“Russian sanctions had an impact on exports, but the more important factor was the fall in oil prices, which reduced Russian imports. Exports from Lithuania to Russia decreased by 38% last year, but for the most part this fall was in non-food products,” said Nordea’s chief economist Žygimantas Mauricas.
“But the good news is that exports to Russia have fallen quite strongly [despite exports growing overall], Russia’s share in total exports declined, so it becomes less important for exporters,” said the economist.
Mauricas said that the Baltic countries were re-orientating exports from East to West: exports are growing to Scandinavia, Great Britain and Poland and would be the Baltic States key trade partners for the near future.
“On the other hand, export growth to the EU was not really rapid and we do not expect that this will change this year as the euro area still has its problems – it was touched by the Russian crisis in 2014; the refugee question and the Schengen area crisis; insecurity because of the Brexit.

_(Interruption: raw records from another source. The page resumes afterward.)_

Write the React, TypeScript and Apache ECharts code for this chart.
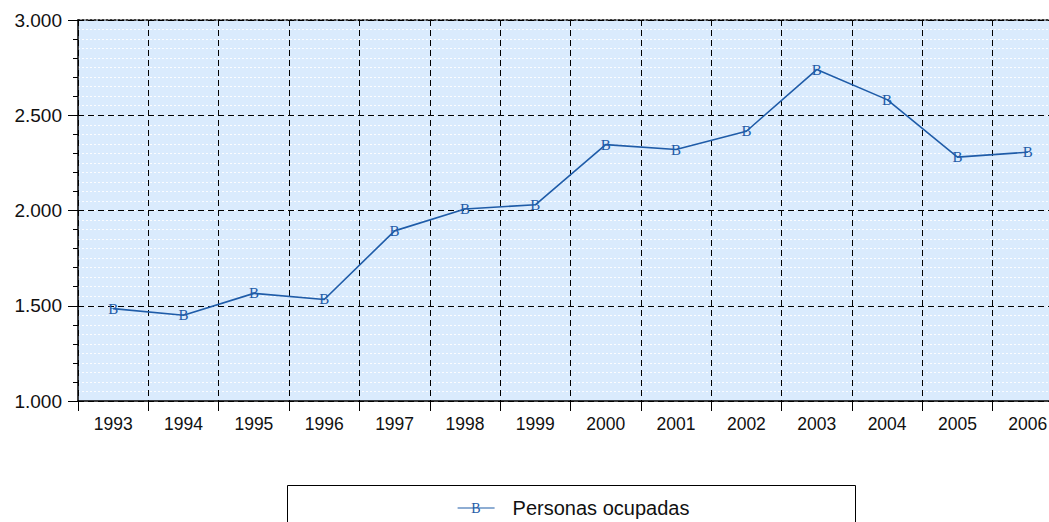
import React, { useEffect, useRef } from "react";
import * as echarts from "echarts";

const years = ["1993","1994","1995","1996","1997","1998","1999","2000","2001","2002","2003","2004","2005","2006"];
const personasOcupadas = [1485, 1450, 1565, 1533, 1893, 2008, 2030, 2346, 2320, 2416, 2740, 2582, 2280, 2306];
const seriesName = "Personas ocupadas";

const LINE = "#1f5ca8";

export default function App() {
  const ref = useRef<HTMLDivElement>(null);
  useEffect(() => {
    if (!ref.current) return;
    const chart = echarts.init(ref.current, null, { renderer: "svg" });
    const font = "'Liberation Sans', Arial, sans-serif";
    chart.setOption({
      animation: false,
      grid: {
        left: 78, top: 20, right: 0, bottom: 121,
        show: true, backgroundColor: "#daebfd", borderWidth: 0,
      },
      xAxis: [
        {
          type: "category",
          data: years,
          boundaryGap: true,
          axisLine: { lineStyle: { color: "#000", width: 1.5 } },
          axisTick: { show: true, length: 10, interval: 0, lineStyle: { color: "#000" } },
          axisLabel: { color: "#111", fontSize: 17.5, fontFamily: font, margin: 14, interval: 0 },
          splitLine: { show: true, interval: 0, lineStyle: { color: "#000", type: [6, 4], width: 1 } },
          z: 2,
        },
        {
          type: "category",
          data: years,
          position: "top",
          axisLine: { show: true, lineStyle: { color: "#000", type: [2, 2], width: 1.5 } },
          axisTick: { show: false },
          axisLabel: { show: false },
          splitLine: { show: false },
        },
      ],
      yAxis: [
        {
          type: "value",
          min: 1000, max: 3000, interval: 500,
          axisLine: { show: true, lineStyle: { color: "#000", width: 1.5 } },
          axisTick: { show: true, length: 10, lineStyle: { color: "#000" } },
          minorTick: { show: true, splitNumber: 5, length: 5, lineStyle: { color: "#000" } },
          axisLabel: {
            color: "#111", fontSize: 19, fontFamily: font, margin: 16,
            formatter: (v: number) => v.toLocaleString("de-DE"),
          },
          splitLine: { show: true, lineStyle: { color: "#000", type: [6, 4], width: 1 } },
          z: 2,
        },
        {
          type: "value",
          position: "left",
          min: 1000, max: 3000, interval: 50,
          axisLine: { show: false },
          axisTick: { show: false },
          axisLabel: { show: false },
          splitLine: { show: true, lineStyle: { color: "#ffffff", type: [2, 2], width: 1, opacity: 0.9 } },
          z: 0,
        },
      ],
      legend: {
        show: true,
        data: [seriesName],
        left: 452,
        top: 493,
        itemWidth: 37,
        itemHeight: 14,
        itemGap: 0,
        textStyle: { color: "#111", fontSize: 20, fontFamily: font, padding: [0, 0, 0, 13] },
        itemStyle: { opacity: 0 },
        lineStyle: { color: LINE, width: 1.2 },
      },
      graphic: [
        {
          type: "rect",
          shape: { x: 287.5, y: 485.5, width: 568, height: 60 },
          style: { fill: "#fff", stroke: "#000", lineWidth: 1 },
          z: -1,
        },
        {
          type: "text",
          x: 476, y: 508,
          style: { text: "B", fill: LINE, font: "14px 'Liberation Serif', 'DejaVu Serif', serif", align: "center", verticalAlign: "middle" },
          z: 10,
        },
      ],
      series: [
        {
          name: seriesName,
          type: "line",
          data: personasOcupadas,
          xAxisIndex: 0,
          yAxisIndex: 0,
          symbol: "circle",
          symbolSize: 1,
          itemStyle: { color: LINE },
          lineStyle: { color: LINE, width: 1.6 },
          label: {
            show: true,
            position: "inside",
            formatter: "B",
            color: LINE,
            fontSize: 15,
            fontFamily: "'Liberation Serif', 'DejaVu Serif', serif",
          },
          z: 5,
        },
      ],
    });
    return () => chart.dispose();
  }, []);
  return (
    <div style={{ position: "absolute", left: 0, top: 0, width: 1049, height: 522, overflow: "hidden", background: "#fff" }}>
      <div ref={ref} style={{ width: 1063, height: 522 }} />
    </div>
  );
}
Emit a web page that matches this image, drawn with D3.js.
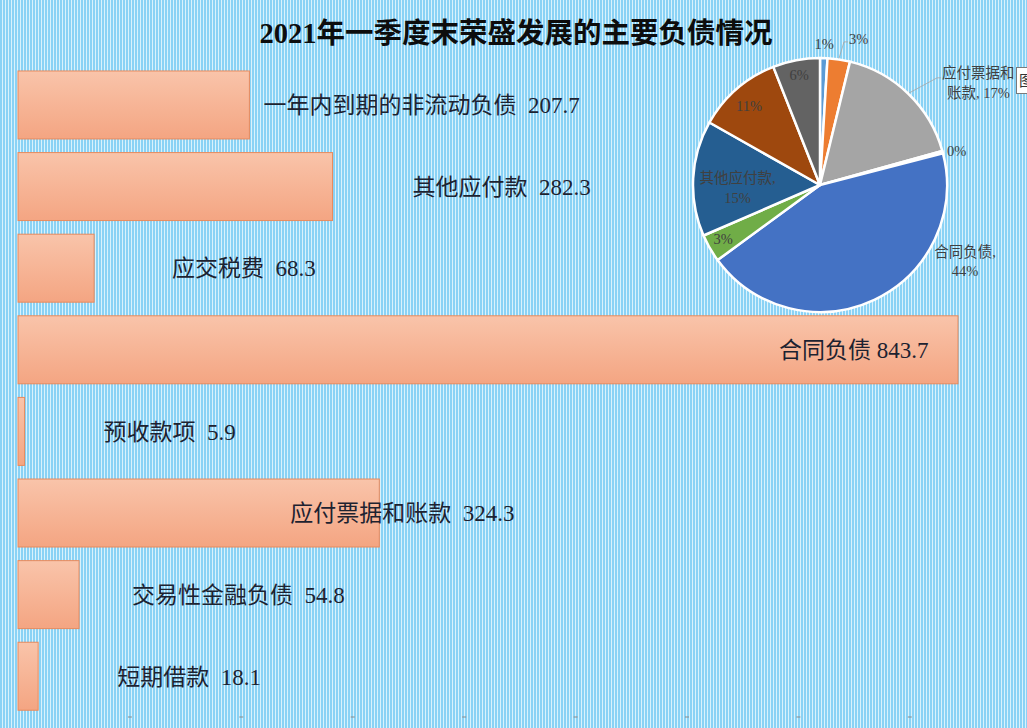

Despite the situation in the eurozone, we still believe that the global economy will not fall into recession this year.
“The US economy will contribute to that with a projected 2% economic growth, which may lead to the EU export growth and help maintain a balance in the world‘s economy, so the 2008 scenario should not repeat itself,” said Mauricas.
The economist underlined that the Lithuania’s economic growth will be led by growing domestic consumption, which will increase due to rising salaries, optimistic consumer expectations and low inflation.